I've found that with good quality components (lapua brass, berger bullets) and quality reloading equipment (autotrickler with FX-120i for example), you can make almost any reasonable load work. As
@Sheldon N mentions, with my 6BRA for example, I can get low SD's/ES's with most any reasonable powder charge, but I do weigh to 0.02 grains (my own psychosis perhaps). For bullet seating, I started at 10 thou off the lands with 105 berger hybrids, and I have no clue how far they are jumping now as I don't measure or chase lands. Still shoots tiny holes.
There's a lot of lore and myth in reloading, with a lot of reloading "facts" based more on mere anecdotal experiences then anything scientific and qualitative.

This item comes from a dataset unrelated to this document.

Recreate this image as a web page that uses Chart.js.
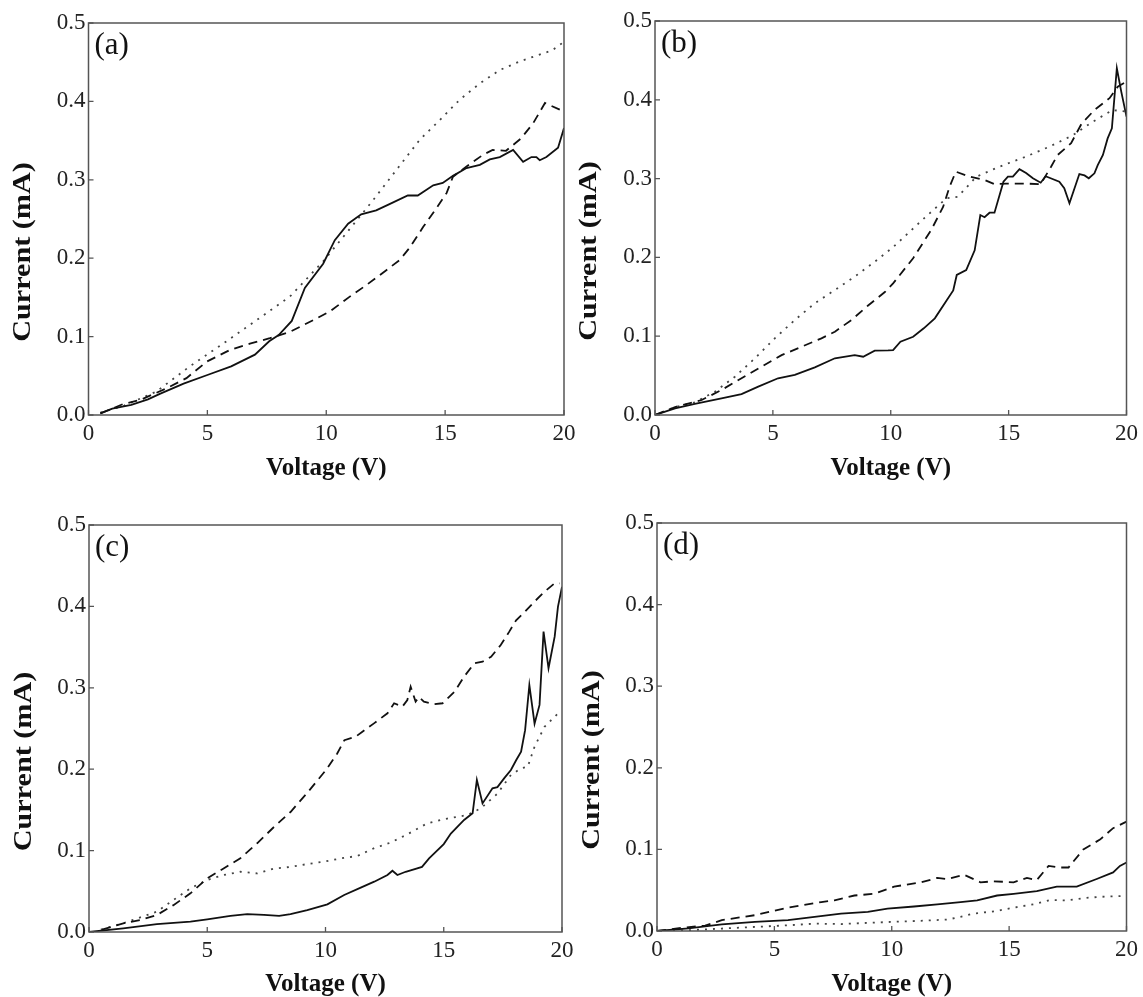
<!DOCTYPE html>
<html><head><meta charset="utf-8">
<script src="https://cdn.jsdelivr.net/npm/chart.js@4"></script>
<style>
html,body{margin:0;padding:0;background:#fff;}
body{width:1143px;height:997px;position:relative;overflow:hidden;}
canvas{position:absolute;}
</style></head><body>
<canvas id="pa"></canvas><canvas id="pb"></canvas><canvas id="pc"></canvas><canvas id="pd"></canvas>
<script>
// ---- axis ticks ----
const xTickValues = [0, 5, 10, 15, 20];
const yTickValues = [0, 0.1, 0.2, 0.3, 0.4, 0.5];
const xTitle = 'Voltage (V)';
const yTitle = 'Current (mA)';
const panelLabels = ['(a)', '(b)', '(c)', '(d)'];

// ---- panel (a) ----
const aSolidV = [0.5,1,1.8,2.5,3,4,5,6,7,7.6,8,8.55,9.1,9.87,10.36,10.92,11.47,12.1,12.66,13.43,13.85,14.5,14.9,15.33,15.9,16.46,16.88,17.3,17.86,18.28,18.63,18.84,18.98,19.26,19.75,20];
const aSolidI = [0.002,0.008,0.013,0.02,0.027,0.04,0.051,0.062,0.077,0.094,0.102,0.12,0.162,0.193,0.223,0.244,0.256,0.261,0.269,0.28,0.28,0.293,0.296,0.305,0.315,0.319,0.326,0.329,0.338,0.323,0.329,0.329,0.325,0.329,0.341,0.366];
const aDashV = [0.5,1.46,2.16,3.28,4.12,4.97,5.95,6.79,7.63,8.47,9.45,10.15,10.99,11.7,12.54,13.1,13.5,14.08,14.64,15.06,15.33,15.9,16.6,17.0,17.56,18.2,18.7,19.2,20];
const aDashI = [0.002,0.014,0.019,0.034,0.047,0.068,0.083,0.091,0.098,0.106,0.121,0.132,0.151,0.166,0.185,0.198,0.213,0.24,0.264,0.283,0.304,0.317,0.332,0.338,0.337,0.353,0.372,0.398,0.387];
const aDotV = [0.5,1.5,2.86,4.26,5.66,7.07,8.47,9.87,11.06,11.97,12.95,13.93,14.77,15.61,16.46,17.3,18.14,19,19.5,20];
const aDotI = [0.003,0.012,0.03,0.062,0.091,0.121,0.151,0.196,0.24,0.274,0.3125,0.351,0.376,0.402,0.423,0.44,0.451,0.46,0.465,0.476];

// ---- panel (b) ----
const bSolidV = [0,0.85,1.69,2.82,3.67,4.38,5.22,5.93,6.78,7.63,8.47,8.83,9.32,9.89,10.1,10.41,10.95,11.4,11.87,12.34,12.65,12.8,13.2,13.56,13.8,13.98,14.19,14.4,14.78,14.97,15.18,15.46,15.74,16.03,16.36,16.57,17.15,17.36,17.58,18.0,18.22,18.4,18.64,18.78,19.0,19.2,19.38,19.59,19.78,20];
const bSolidI = [0,0.0085,0.014,0.021,0.0266,0.036,0.0466,0.051,0.0605,0.072,0.076,0.074,0.0816,0.082,0.0824,0.093,0.0993,0.11,0.1227,0.144,0.158,0.1777,0.184,0.209,0.2538,0.251,0.2567,0.2567,0.296,0.3024,0.3024,0.312,0.307,0.3004,0.2948,0.303,0.296,0.2877,0.2687,0.3058,0.304,0.3004,0.3067,0.317,0.33,0.351,0.3638,0.44,0.41,0.3786];
const bDashV = [0,0.85,1.98,2.82,3.67,4.52,5.37,6.22,7.06,7.63,8.33,9.04,9.75,10.1,10.95,11.72,12.22,12.5,12.76,13.35,14.0,14.4,14.9,15.74,16.36,16.8,17.08,17.65,18.1,18.64,19.28,19.63,20];
const bDashI = [0,0.01,0.019,0.0317,0.0466,0.0613,0.076,0.0867,0.0973,0.1057,0.1205,0.139,0.156,0.167,0.199,0.235,0.264,0.29,0.3088,0.3024,0.298,0.293,0.2936,0.2936,0.293,0.315,0.33,0.345,0.37,0.387,0.402,0.4167,0.423];
const bDotV = [0,0.85,1.69,2.54,3.39,4.24,5.08,5.93,6.78,7.63,8.47,9.32,10.1,11.5,12.36,12.85,13.63,14.6,15.74,16.73,17.72,18.56,19.41,20];
const bDotI = [0,0.01,0.016,0.0296,0.0486,0.072,0.0973,0.1205,0.1418,0.1586,0.1755,0.1945,0.213,0.252,0.275,0.277,0.3024,0.315,0.328,0.3405,0.355,0.372,0.387,0.385];

// ---- panel (c) ----
const cSolidV = [0,1.45,2.87,4.29,5.0,5.98,6.69,7.4,8.04,8.52,9.23,10.08,10.79,11.49,12.06,12.62,12.83,13.04,13.39,13.6,14.08,14.38,15.0,15.3,15.86,16.22,16.4,16.64,17.06,17.27,17.56,17.84,18.06,18.27,18.44,18.62,18.84,19.05,19.22,19.43,19.69,19.83,20];
const cSolidI = [0,0.0045,0.0098,0.0127,0.0156,0.0197,0.022,0.021,0.0197,0.022,0.027,0.034,0.0455,0.0545,0.0618,0.07,0.0753,0.07,0.074,0.0758,0.08,0.0905,0.108,0.121,0.1376,0.1458,0.1867,0.158,0.1765,0.178,0.189,0.199,0.211,0.2215,0.248,0.3034,0.256,0.279,0.369,0.324,0.3628,0.3998,0.424];
const cDashV = [0.55,1.45,2.16,2.87,3.57,4.29,5.0,5.69,6.4,7.11,7.82,8.53,9.23,10.02,10.49,10.8,11.27,11.56,12.05,12.62,12.9,13.25,13.46,13.6,13.81,13.95,14.16,14.6,14.95,15.45,15.86,16.29,16.64,17.0,17.41,17.77,18.06,18.41,18.84,19.26,19.69,19.9];
const cDashI = [0.003,0.0107,0.0147,0.0209,0.033,0.0475,0.066,0.078,0.0905,0.109,0.129,0.1477,0.171,0.199,0.219,0.2357,0.2398,0.246,0.2563,0.2687,0.281,0.2768,0.285,0.3014,0.283,0.2887,0.283,0.28,0.281,0.295,0.3136,0.33,0.332,0.338,0.3526,0.369,0.383,0.393,0.406,0.418,0.4284,0.4284];
const cDotV = [0.5,1.45,2.87,3.57,4.29,5.0,5.69,6.4,7.11,7.82,8.53,9.23,9.94,10.65,11.35,12.06,12.77,13.46,14.3,15.15,16.0,16.57,17.27,17.84,18.27,18.55,18.84,19.26,19.69,19.9];
const cDotI = [0.003,0.0107,0.025,0.0393,0.0537,0.0639,0.07,0.074,0.072,0.078,0.08,0.0835,0.0864,0.0905,0.0934,0.103,0.11,0.12,0.1335,0.1394,0.1437,0.152,0.17,0.193,0.201,0.203,0.2277,0.252,0.2645,0.2706];

// ---- panel (d) ----
const dSolidV = [0,1.34,2.76,4.17,5.58,6.71,7.84,8.98,9.82,10.95,11.94,12.93,13.64,14.49,15.19,16.18,17.03,17.88,18.73,19.43,19.72,20];
const dSolidI = [0,0.0032,0.008,0.0113,0.0133,0.0173,0.0214,0.0234,0.0274,0.03,0.0327,0.0355,0.0375,0.0435,0.0456,0.0488,0.0544,0.0544,0.0637,0.0718,0.0798,0.0839];
const dDashV = [0,1.2,2.05,2.76,4.17,5.58,7.0,7.56,8.41,9.26,10.1,11.24,11.94,12.37,13.07,13.78,14.35,15.19,15.76,16.18,16.68,17.17,17.53,18.16,18.87,19.43,20];
const dDashI = [0,0.0044,0.0065,0.0133,0.0194,0.0286,0.0355,0.0375,0.0435,0.0456,0.0544,0.0597,0.065,0.0637,0.069,0.0597,0.0609,0.0597,0.065,0.0625,0.0798,0.0778,0.0778,0.1,0.112,0.126,0.134];
const dDotV = [0,1.34,2.76,4.17,5.58,6.71,7.84,8.98,10.1,11.24,12.37,12.93,13.5,14.35,15.19,16.04,16.75,17.45,18.3,19.15,20];
const dDotI = [0,0.001,0.003,0.005,0.007,0.009,0.0085,0.01,0.0113,0.0125,0.014,0.0173,0.0214,0.024,0.0286,0.0327,0.038,0.0375,0.0407,0.0423,0.043];

// ---- layout (canvas box and plot-area insets, px) ----
const layouts = [
  {id:'pa', left:0,   top:0,   w:600, h:490, plotL:88.5, plotT:23, plotR:564, plotB:415, xtPad:9,  ytX:23},
  {id:'pb', left:570, top:0,   w:573, h:490, plotL:85,   plotT:21, plotR:558, plotB:415, xtPad:9,  ytX:19},
  {id:'pc', left:0,   top:480, w:600, h:517, plotL:89,   plotT:45, plotR:562, plotB:452, xtPad:0,  ytX:24},
  {id:'pd', left:570, top:480, w:573, h:517, plotL:87,   plotT:43, plotR:559, plotB:451, xtPad:0,  ytX:22}
];

const SERIF = '"Liberation Serif", "Times New Roman", serif';

const framePlugin = {
  id: 'frame',
  afterDatasetsDraw(chart, args, opts) {
    const {ctx, chartArea: a, scales: {x, y}} = chart;
    ctx.save();
    ctx.strokeStyle = '#555';
    ctx.lineWidth = 1.5;
    ctx.strokeRect(a.left, a.top, a.right - a.left, a.bottom - a.top);
    ctx.lineWidth = 1.3;
    ctx.beginPath();
    x.ticks.forEach(t => { const px = x.getPixelForValue(t.value); ctx.moveTo(px, a.bottom); ctx.lineTo(px, a.bottom - 5); });
    y.ticks.forEach(t => { const py = y.getPixelForValue(t.value); ctx.moveTo(a.left, py); ctx.lineTo(a.left + 5, py); });
    ctx.stroke();
    ctx.fillStyle = '#111';
    ctx.font = '31px ' + SERIF;
    ctx.textBaseline = 'middle';
    ctx.textAlign = 'left';
    ctx.fillText(opts.label, a.left + 6, a.top + 23);
    ctx.translate(opts.ytX, (a.top + a.bottom) / 2 + 33);
    ctx.rotate(-Math.PI / 2);
    ctx.scale(1.16, 1);
    ctx.font = 'bold 26px ' + SERIF;
    ctx.textAlign = 'center';
    ctx.fillText(opts.yTitle, 0, 0);
    ctx.restore();
  }
};

const panels = [
  [aSolidV, aSolidI, aDashV, aDashI, aDotV, aDotI],
  [bSolidV, bSolidI, bDashV, bDashI, bDotV, bDotI],
  [cSolidV, cSolidI, cDashV, cDashI, cDotV, cDotI],
  [dSolidV, dSolidI, dDashV, dDashI, dDotV, dDotI]
];

function pts(vs, is) { return vs.map((v, i) => ({x: v, y: is[i]})); }

panels.forEach((p, k) => {
  const L = layouts[k];
  const cv = document.getElementById(L.id);
  cv.width = L.w; cv.height = L.h;
  cv.style.left = L.left + 'px'; cv.style.top = L.top + 'px';
  cv.style.width = L.w + 'px'; cv.style.height = L.h + 'px';
  new Chart(cv, {
    type: 'line',
    data: {
      datasets: [
        {label: 'solid', data: pts(p[0], p[1]), borderColor: '#111', borderWidth: 1.8},
        {label: 'dashed', data: pts(p[2], p[3]), borderColor: '#111', borderWidth: 1.8, borderDash: [9, 6]},
        {label: 'dotted', data: pts(p[4], p[5]), borderColor: '#444', borderWidth: 1.8, borderDash: [2, 6]}
      ]
    },
    options: {
      responsive: false,
      animation: false,
      devicePixelRatio: 1,
      elements: {point: {radius: 0}, line: {tension: 0, fill: false}},
      layout: {padding: {left: 0, top: L.plotT, right: L.w - L.plotR, bottom: 0}},
      plugins: {
        legend: {display: false},
        tooltip: {enabled: false},
        frame: {label: panelLabels[k], yTitle: yTitle, ytX: L.ytX}
      },
      scales: {
        x: {
          type: 'linear', min: 0, max: 20,
          afterBuildTicks: s => { s.ticks = xTickValues.map(v => ({value: v})); },
          afterFit: s => { s.height = L.h - L.plotB; },
          grid: {display: false, drawTicks: false},
          border: {display: false},
          ticks: {font: {family: SERIF, size: 23}, color: '#222', padding: 5, maxRotation: 0},
          title: {display: true, text: xTitle, font: {family: SERIF, size: 25, weight: 'bold', lineHeight: 1}, color: '#111', padding: {top: 0, bottom: L.xtPad}}
        },
        y: {
          type: 'linear', min: 0, max: 0.5,
          afterBuildTicks: s => { s.ticks = yTickValues.map(v => ({value: v})); },
          afterFit: s => { s.width = L.plotL; },
          grid: {display: false, drawTicks: false},
          border: {display: false},
          ticks: {font: {family: SERIF, size: 23}, color: '#222', padding: 3, callback: v => v.toFixed(1)}
        }
      }
    },
    plugins: [framePlugin]
  });
});
</script>
</body></html>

On the flip side, when you go too simple like the "Satterlee method", you don't gain any real useful data, besides approximate velocity per charge weight. You're certainly not going to find any so-called "node" with that method.
I agree with
@Dthomas3523, in that you should test for yourself what makes a difference and what doesn't, rather then blindly following someone's method because they have a cool YouTube channel or are on a podcast. For PRS style shooting, some shooters sure do waste their time in the reloading room performing tasks that don't really matter.